Shall we not then be found accountable for their
eternal agonies? O Christian, pause and look
at this thought! Look at it deliberately, for
we shall be obliged to do so at the judgment day.
No one can plead exemption from it, unless he does
what he can to save the heathen. O my
soul, how much blood, how much weeping, wailing and
gnashing of teeth, will stand at thy account in the
day of judgment!
I appeal to each one of you, examine
yourselves in the light of this truth. Call up
your prayers, your contributions, and your personal
efforts. Compare what you have done with what
Jesus did for you. I entreat you, open your ears,
and hearts too, to the groans of a dying world.

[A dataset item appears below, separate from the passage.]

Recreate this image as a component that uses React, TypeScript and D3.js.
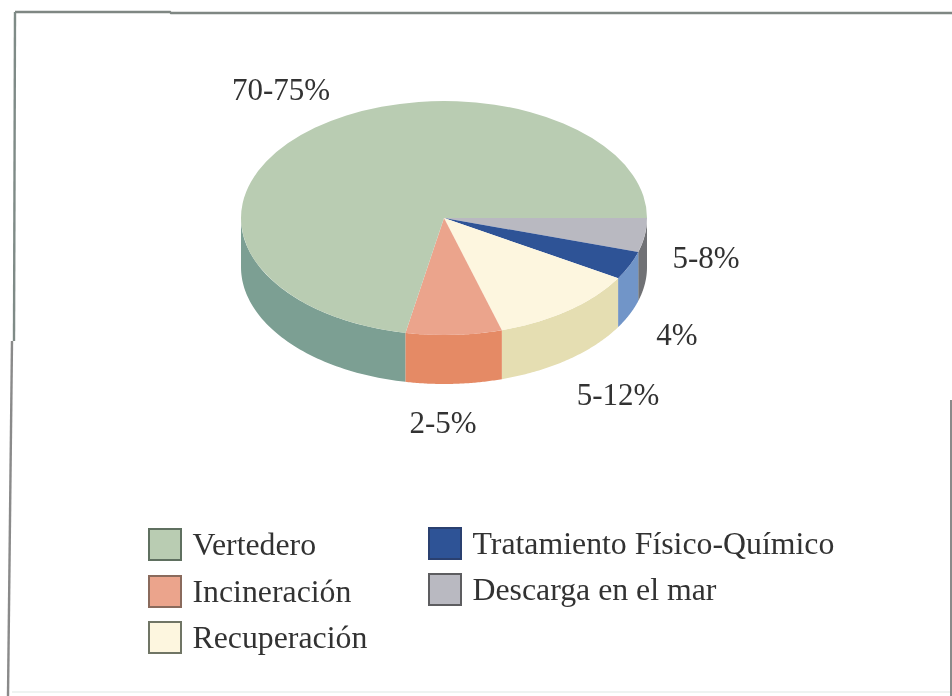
import React from "react";
import * as d3 from "d3";

const categories = ["Descarga en el mar", "Tratamiento Físico-Químico", "Recuperación", "Incineración", "Vertedero"];
const shares = [4.7, 3.9, 11.8, 7.65, 71.95];
const topColors = ["#b9b9c1", "#2f5296", "#fdf6df", "#eba48c", "#b9ccb2"];
const sideColors = ["#707174", "#7195c8", "#e5deb2", "#e58a65", "#7c9f93"];
const sliceLabels = ["5-8%", "4%", "5-12%", "2-5%", "70-75%"];
const labelPositions: [number, number][] = [[706, 268], [677, 345], [618, 405], [443, 433], [281, 100]];
const legendOrder = [
  { name: "Vertedero", color: "#b9ccb2", stroke: "#5f6f60", x: 149, y: 529 },
  { name: "Incineración", color: "#eba48c", stroke: "#8a6a5c", x: 149, y: 576 },
  { name: "Recuperación", color: "#fdf6df", stroke: "#6f7565", x: 149, y: 622 },
  { name: "Tratamiento Físico-Químico", color: "#2f5296", stroke: "#2a3f70", x: 429, y: 528 },
  { name: "Descarga en el mar", color: "#b9b9c1", stroke: "#5d5d60", x: 429, y: 574 },
];

const cx = 444, cy = 218, rx = 203, ry = 117, depth = 49;
const FONT = "'Liberation Serif', serif";
const TEXT = "#333333";

export default function App() {
  const pie = d3.pie<number>().sort(null).startAngle(Math.PI / 2).endAngle(Math.PI / 2 + 2 * Math.PI);
  const arcs = pie(shares);
  const arc = d3.arc<d3.PieArcDatum<number>>().innerRadius(0).outerRadius(1);
  // d3 angles: clockwise from north; the front of the disc runs from PI/2 to 3PI/2
  const line = d3.line<[number, number]>();
  const rim = (a: number, dy: number): [number, number] => [cx + rx * Math.sin(a), cy - ry * Math.cos(a) + dy];
  const wall = (a0: number, a1: number) => {
    const s = Math.max(a0, Math.PI / 2);
    const e = Math.min(a1, (3 * Math.PI) / 2);
    if (e <= s) return null;
    const steps = d3.range(0, 61).map((i) => s + ((e - s) * i) / 60);
    const pts = [...steps.map((a) => rim(a, 0)), ...steps.slice().reverse().map((a) => rim(a, depth))];
    return line(pts) + "Z";
  };
  return (
    <svg width={952} height={696} style={{ position: "fixed", left: 0, top: 0, background: "#fff" }}>
      <defs>
        <filter id="scan" x="-5%" y="-5%" width="110%" height="110%">
          <feGaussianBlur stdDeviation="0.6" />
        </filter>
      </defs>
      <g filter="url(#scan)">
        <path d="M15 12H170L171 13H952" stroke="#7f8783" strokeWidth={2.4} fill="none" />
        <path d="M15 12L14 341" stroke="#7f8b87" strokeWidth={2.4} fill="none" />
        <path d="M12 341L8 696" stroke="#8a8a8a" strokeWidth={2.4} fill="none" />
        <path d="M951 400V696" stroke="#8a8a8a" strokeWidth={2} fill="none" />
        <path d="M12 692H950" stroke="#eef3f1" strokeWidth={2} fill="none" />
        {arcs.map((d, i) => {
          const p = wall(d.startAngle, d.endAngle);
          return p ? <path key={i} d={p} fill={sideColors[i]} /> : null;
        })}
        {arcs.map((d, i) => (
          <path key={i} d={arc(d) as string} fill={topColors[i]} transform={`translate(${cx},${cy}) scale(${rx},${ry})`} />
        ))}
        {sliceLabels.map((t, i) => (
          <text key={t} x={labelPositions[i][0]} y={labelPositions[i][1]} textAnchor="middle" fontFamily={FONT} fontSize={31} fill={TEXT}>{t}</text>
        ))}
        {legendOrder.map((d) => (
          <g key={d.name}>
            <rect x={d.x} y={d.y} width={32} height={31} fill={d.color} stroke={d.stroke} strokeWidth={2} />
            <text x={d.x + 43.5} y={d.y + 26} fontFamily={FONT} fontSize={31.8} fill={TEXT}>{d.name}</text>
          </g>
        ))}
      </g>
    </svg>
  );
}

Listen to the notes which, like the noise of seven
thunders, peal after peal, are rolling in upon your
shores.
“Hark! what mean those lamentations,
Rolling sadly through the sky?
’Tis the cry of heathen nations,
‘Come and help us, or we die!’
“Hear the heathen’s sad complaining,
Christians! hear their dying cry;
And, the love of Christ constraining,
Haste to help them, ere they die!”
Yes, reader, haste to help them.
Confer not with flesh and blood. Meet all vain
excuses with a deaf ear and a determined spirit.
Let pity move you, the love of Christ constrain you,
and a sense of responsibility urge you, to take that
precious Gospel on which your hopes rely, and to carry
it, without delay, to the perishing nations.